[A block of data]
········

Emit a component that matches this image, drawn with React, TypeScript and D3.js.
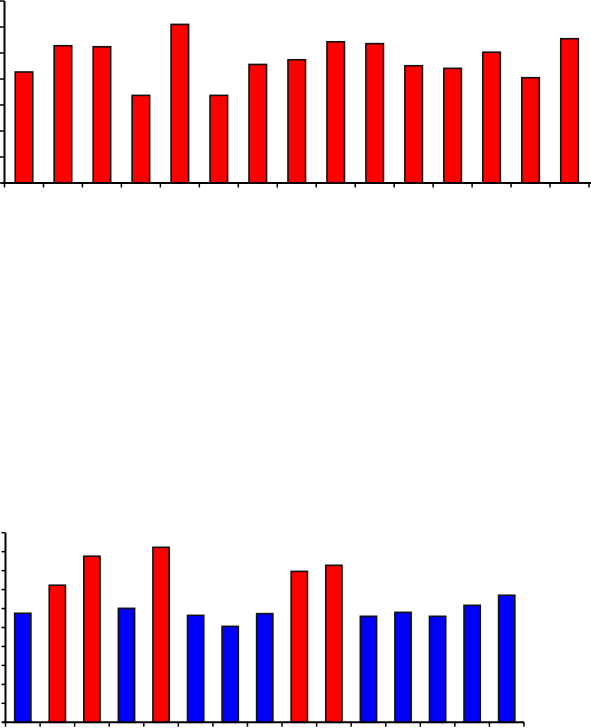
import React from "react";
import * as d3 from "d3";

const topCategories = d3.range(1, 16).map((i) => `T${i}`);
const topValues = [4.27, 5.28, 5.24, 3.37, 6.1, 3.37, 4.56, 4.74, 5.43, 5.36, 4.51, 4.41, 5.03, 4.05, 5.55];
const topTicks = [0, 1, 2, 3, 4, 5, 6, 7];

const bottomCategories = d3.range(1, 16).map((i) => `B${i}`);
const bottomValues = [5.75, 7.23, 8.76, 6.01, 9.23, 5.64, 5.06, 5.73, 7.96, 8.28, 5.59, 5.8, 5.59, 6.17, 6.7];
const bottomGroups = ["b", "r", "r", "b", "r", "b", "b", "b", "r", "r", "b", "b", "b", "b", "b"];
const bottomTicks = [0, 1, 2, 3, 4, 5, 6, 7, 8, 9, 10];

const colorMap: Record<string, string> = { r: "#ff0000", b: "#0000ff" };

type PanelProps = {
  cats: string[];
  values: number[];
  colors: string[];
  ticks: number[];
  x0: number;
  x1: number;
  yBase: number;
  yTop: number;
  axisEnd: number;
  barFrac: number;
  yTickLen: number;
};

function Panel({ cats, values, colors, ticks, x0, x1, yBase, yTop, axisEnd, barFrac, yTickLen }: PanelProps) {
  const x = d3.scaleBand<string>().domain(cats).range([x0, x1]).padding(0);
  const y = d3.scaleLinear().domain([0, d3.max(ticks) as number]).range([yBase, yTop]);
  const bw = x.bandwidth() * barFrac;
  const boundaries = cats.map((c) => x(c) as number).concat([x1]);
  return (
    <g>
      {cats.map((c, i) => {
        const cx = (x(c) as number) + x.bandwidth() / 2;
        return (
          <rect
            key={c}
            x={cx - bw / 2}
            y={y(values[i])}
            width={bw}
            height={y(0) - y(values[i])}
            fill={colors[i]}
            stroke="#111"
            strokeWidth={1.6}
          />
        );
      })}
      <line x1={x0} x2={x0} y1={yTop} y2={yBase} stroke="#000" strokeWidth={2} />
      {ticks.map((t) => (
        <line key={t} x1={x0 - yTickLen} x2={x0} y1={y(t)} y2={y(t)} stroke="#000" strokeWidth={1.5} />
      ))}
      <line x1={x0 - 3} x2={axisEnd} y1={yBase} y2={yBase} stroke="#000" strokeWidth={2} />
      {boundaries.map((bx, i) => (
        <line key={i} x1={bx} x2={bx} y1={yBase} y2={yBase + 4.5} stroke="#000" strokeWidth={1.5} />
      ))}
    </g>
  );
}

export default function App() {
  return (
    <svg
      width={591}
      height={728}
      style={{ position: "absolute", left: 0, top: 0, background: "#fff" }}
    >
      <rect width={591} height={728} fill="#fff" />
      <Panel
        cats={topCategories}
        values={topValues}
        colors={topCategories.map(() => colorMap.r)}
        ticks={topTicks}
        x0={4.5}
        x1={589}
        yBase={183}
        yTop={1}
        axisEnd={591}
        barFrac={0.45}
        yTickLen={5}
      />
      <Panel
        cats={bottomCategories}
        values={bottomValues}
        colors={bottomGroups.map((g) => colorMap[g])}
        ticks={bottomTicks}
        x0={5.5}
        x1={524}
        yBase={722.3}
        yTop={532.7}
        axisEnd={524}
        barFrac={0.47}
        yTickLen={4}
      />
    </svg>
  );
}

········

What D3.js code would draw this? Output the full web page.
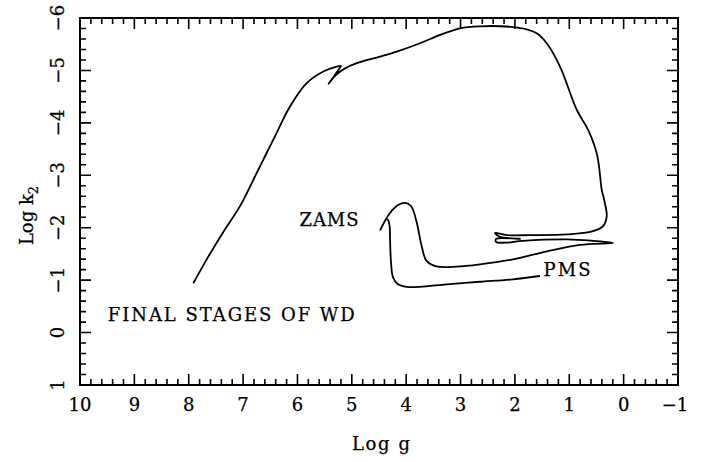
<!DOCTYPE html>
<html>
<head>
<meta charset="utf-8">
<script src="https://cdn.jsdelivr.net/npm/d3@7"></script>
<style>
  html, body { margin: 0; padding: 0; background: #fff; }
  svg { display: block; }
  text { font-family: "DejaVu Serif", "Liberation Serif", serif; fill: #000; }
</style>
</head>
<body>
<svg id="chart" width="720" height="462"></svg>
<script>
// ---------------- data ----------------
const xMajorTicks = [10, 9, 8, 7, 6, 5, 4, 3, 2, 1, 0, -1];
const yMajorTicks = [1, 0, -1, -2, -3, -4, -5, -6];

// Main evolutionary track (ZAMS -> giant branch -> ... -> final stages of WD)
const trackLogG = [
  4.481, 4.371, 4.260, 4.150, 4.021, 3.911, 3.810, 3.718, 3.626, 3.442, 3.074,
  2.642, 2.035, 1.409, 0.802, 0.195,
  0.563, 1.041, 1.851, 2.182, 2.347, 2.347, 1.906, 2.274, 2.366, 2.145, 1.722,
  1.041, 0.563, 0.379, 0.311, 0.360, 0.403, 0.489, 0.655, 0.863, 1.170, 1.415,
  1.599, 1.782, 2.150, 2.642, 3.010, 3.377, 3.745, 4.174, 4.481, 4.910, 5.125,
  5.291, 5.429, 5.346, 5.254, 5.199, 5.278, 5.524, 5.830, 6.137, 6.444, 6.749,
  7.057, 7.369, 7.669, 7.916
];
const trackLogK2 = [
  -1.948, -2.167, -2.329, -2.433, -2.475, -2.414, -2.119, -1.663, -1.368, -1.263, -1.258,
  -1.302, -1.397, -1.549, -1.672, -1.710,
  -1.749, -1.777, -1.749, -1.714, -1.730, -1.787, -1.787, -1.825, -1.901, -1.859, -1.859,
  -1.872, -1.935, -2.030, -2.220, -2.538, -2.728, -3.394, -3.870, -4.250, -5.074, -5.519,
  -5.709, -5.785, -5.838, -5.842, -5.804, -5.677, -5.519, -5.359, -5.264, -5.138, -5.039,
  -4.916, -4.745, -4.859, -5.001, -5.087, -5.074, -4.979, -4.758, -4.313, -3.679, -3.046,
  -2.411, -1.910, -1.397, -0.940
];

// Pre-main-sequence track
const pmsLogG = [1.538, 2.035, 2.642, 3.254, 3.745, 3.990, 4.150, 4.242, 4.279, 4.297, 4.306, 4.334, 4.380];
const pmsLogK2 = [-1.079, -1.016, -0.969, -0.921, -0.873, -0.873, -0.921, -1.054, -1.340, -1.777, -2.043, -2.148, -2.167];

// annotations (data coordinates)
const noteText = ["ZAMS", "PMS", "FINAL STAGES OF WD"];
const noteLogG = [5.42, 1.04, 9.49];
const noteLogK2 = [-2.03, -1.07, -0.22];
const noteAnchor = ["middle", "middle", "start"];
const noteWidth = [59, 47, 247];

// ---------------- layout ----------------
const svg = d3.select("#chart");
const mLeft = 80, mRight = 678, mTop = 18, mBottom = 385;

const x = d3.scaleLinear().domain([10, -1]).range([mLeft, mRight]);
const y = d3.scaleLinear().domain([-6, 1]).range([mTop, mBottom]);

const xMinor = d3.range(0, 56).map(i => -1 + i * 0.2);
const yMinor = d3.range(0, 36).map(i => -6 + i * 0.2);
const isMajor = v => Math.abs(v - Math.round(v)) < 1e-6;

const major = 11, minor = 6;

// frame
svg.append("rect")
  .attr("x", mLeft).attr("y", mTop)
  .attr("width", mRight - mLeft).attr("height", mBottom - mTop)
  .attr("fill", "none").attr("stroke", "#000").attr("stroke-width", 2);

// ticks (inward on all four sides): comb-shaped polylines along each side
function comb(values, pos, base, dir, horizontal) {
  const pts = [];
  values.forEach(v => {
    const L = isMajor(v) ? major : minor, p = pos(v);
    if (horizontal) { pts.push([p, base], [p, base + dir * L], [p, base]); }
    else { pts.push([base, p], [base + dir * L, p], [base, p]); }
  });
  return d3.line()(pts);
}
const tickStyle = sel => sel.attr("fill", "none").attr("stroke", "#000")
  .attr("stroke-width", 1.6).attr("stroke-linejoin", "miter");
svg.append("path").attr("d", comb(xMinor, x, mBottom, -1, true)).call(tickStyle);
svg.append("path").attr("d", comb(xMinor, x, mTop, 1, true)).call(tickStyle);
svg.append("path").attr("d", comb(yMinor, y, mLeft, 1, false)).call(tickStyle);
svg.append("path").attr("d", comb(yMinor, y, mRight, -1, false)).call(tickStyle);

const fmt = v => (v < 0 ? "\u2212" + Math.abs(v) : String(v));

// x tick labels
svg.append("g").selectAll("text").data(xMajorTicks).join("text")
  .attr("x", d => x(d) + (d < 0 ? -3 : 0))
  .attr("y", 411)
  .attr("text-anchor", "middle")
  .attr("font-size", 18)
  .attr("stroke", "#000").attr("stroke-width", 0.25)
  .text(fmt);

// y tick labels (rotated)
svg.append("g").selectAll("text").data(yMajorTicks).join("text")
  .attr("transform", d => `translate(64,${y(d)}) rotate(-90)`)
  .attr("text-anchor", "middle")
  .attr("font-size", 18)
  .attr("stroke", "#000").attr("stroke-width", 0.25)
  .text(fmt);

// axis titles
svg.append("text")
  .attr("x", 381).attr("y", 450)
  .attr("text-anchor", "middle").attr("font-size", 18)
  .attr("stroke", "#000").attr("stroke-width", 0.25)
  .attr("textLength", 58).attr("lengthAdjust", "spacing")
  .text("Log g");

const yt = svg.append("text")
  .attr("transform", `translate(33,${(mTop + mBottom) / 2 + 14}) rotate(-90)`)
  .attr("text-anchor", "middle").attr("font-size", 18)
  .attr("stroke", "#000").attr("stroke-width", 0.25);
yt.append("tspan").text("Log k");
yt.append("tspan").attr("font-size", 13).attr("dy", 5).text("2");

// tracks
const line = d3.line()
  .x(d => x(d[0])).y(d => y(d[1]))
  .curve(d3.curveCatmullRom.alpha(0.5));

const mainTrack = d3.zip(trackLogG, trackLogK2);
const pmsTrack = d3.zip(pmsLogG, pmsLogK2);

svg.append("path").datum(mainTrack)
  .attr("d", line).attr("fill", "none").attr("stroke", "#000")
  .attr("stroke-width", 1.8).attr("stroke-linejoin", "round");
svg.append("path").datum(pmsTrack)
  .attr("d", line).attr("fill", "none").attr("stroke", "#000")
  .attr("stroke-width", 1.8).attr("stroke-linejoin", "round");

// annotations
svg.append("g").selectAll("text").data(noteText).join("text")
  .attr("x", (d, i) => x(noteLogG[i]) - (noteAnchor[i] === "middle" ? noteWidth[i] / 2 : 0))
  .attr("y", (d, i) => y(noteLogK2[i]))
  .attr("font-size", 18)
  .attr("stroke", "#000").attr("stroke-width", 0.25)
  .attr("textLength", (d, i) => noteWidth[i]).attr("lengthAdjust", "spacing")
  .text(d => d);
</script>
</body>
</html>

········

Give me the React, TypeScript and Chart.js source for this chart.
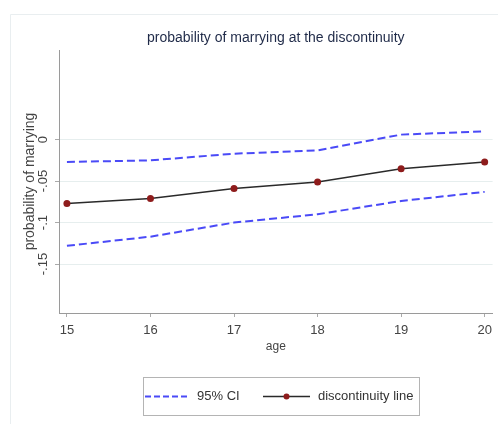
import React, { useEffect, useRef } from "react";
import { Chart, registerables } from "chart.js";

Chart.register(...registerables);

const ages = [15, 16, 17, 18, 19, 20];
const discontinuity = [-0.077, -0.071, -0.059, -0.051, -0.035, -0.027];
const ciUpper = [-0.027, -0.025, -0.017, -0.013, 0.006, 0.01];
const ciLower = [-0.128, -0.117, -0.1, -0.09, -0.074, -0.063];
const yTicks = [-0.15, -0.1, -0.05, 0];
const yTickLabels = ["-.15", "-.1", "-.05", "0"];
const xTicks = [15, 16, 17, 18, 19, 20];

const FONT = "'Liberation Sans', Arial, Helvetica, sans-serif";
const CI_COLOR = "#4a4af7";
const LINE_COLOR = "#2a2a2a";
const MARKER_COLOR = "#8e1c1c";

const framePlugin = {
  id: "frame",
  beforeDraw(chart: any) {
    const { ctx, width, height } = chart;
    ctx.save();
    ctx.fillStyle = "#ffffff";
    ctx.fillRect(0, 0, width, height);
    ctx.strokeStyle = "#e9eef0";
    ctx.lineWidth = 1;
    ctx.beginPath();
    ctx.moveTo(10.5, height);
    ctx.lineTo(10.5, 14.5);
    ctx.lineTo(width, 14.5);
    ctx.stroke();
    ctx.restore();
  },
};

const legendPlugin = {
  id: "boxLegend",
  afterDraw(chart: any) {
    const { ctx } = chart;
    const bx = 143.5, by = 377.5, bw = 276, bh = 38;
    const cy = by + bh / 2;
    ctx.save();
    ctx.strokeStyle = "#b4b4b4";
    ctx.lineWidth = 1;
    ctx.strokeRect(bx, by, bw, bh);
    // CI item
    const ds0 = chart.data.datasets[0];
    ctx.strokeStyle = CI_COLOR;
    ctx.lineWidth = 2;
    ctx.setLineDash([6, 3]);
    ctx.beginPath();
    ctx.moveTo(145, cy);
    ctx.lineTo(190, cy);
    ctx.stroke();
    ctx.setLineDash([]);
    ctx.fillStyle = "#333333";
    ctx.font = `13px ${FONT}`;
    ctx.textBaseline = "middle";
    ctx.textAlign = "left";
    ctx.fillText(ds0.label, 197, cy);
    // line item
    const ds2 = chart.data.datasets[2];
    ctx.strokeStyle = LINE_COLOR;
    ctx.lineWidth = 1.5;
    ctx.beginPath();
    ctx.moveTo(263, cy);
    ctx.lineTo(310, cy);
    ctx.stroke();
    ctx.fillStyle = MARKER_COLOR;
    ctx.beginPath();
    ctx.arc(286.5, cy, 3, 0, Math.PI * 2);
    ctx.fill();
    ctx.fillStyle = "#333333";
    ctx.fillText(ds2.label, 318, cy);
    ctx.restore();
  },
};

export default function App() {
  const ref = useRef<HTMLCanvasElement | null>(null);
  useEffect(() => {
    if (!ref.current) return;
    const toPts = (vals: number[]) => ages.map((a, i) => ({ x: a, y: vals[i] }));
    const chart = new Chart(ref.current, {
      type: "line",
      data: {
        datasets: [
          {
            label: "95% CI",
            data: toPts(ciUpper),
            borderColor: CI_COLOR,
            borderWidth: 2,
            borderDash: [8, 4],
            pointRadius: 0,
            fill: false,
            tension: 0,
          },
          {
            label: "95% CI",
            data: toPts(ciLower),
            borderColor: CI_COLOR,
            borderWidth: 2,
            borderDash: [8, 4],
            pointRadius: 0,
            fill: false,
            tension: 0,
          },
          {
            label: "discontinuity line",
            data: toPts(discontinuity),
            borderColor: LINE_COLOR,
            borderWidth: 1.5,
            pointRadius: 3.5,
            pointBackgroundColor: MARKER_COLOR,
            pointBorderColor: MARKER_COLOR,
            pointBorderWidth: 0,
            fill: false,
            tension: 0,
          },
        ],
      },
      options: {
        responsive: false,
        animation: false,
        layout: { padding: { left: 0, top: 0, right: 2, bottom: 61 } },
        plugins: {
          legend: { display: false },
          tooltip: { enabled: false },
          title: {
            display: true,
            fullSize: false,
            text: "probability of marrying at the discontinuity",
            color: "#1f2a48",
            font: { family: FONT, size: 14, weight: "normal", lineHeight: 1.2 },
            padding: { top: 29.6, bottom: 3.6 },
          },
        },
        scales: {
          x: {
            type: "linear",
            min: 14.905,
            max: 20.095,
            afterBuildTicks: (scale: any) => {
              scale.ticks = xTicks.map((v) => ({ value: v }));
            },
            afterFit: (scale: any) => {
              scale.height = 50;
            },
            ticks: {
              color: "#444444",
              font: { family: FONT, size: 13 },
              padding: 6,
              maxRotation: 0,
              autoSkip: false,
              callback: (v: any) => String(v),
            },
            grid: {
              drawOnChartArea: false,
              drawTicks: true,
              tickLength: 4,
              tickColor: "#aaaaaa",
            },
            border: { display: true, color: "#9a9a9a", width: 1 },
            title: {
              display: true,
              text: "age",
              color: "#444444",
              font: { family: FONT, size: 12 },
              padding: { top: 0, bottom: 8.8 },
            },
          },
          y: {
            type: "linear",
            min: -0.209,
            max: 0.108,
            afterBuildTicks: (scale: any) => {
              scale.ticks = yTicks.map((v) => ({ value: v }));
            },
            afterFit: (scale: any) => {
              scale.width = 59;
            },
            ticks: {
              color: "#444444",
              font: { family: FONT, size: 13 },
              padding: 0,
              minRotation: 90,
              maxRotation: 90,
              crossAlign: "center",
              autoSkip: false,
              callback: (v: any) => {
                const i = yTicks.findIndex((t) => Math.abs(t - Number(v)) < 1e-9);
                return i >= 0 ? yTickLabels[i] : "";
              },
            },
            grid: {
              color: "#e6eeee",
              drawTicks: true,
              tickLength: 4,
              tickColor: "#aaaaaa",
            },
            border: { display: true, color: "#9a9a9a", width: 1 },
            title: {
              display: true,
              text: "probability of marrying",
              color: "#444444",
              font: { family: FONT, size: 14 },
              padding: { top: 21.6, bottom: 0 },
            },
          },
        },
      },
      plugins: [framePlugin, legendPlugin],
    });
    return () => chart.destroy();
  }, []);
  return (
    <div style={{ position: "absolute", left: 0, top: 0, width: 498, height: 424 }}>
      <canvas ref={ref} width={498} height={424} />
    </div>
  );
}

········

Task details: Quote the lines above exactly, starting with the one that has "Emit a component" and ending with the one that has "7, 8, 9, 10];"; drop the pictures and include nothing else.

Answer to the task:
Emit a component that matches this image, drawn with React, TypeScript and D3.js.
import React from "react";
import * as d3 from "d3";

const topCategories = d3.range(1, 16).map((i) => `T${i}`);
const topValues = [4.27, 5.28, 5.24, 3.37, 6.1, 3.37, 4.56, 4.74, 5.43, 5.36, 4.51, 4.41, 5.03, 4.05, 5.55];
const topTicks = [0, 1, 2, 3, 4, 5, 6, 7];

const bottomCategories = d3.range(1, 16).map((i) => `B${i}`);
const bottomValues = [5.75, 7.23, 8.76, 6.01, 9.23, 5.64, 5.06, 5.73, 7.96, 8.28, 5.59, 5.8, 5.59, 6.17, 6.7];
const bottomGroups = ["b", "r", "r", "b", "r", "b", "b", "b", "r", "r", "b", "b", "b", "b", "b"];
const bottomTicks = [0, 1, 2, 3, 4, 5, 6, 7, 8, 9, 10];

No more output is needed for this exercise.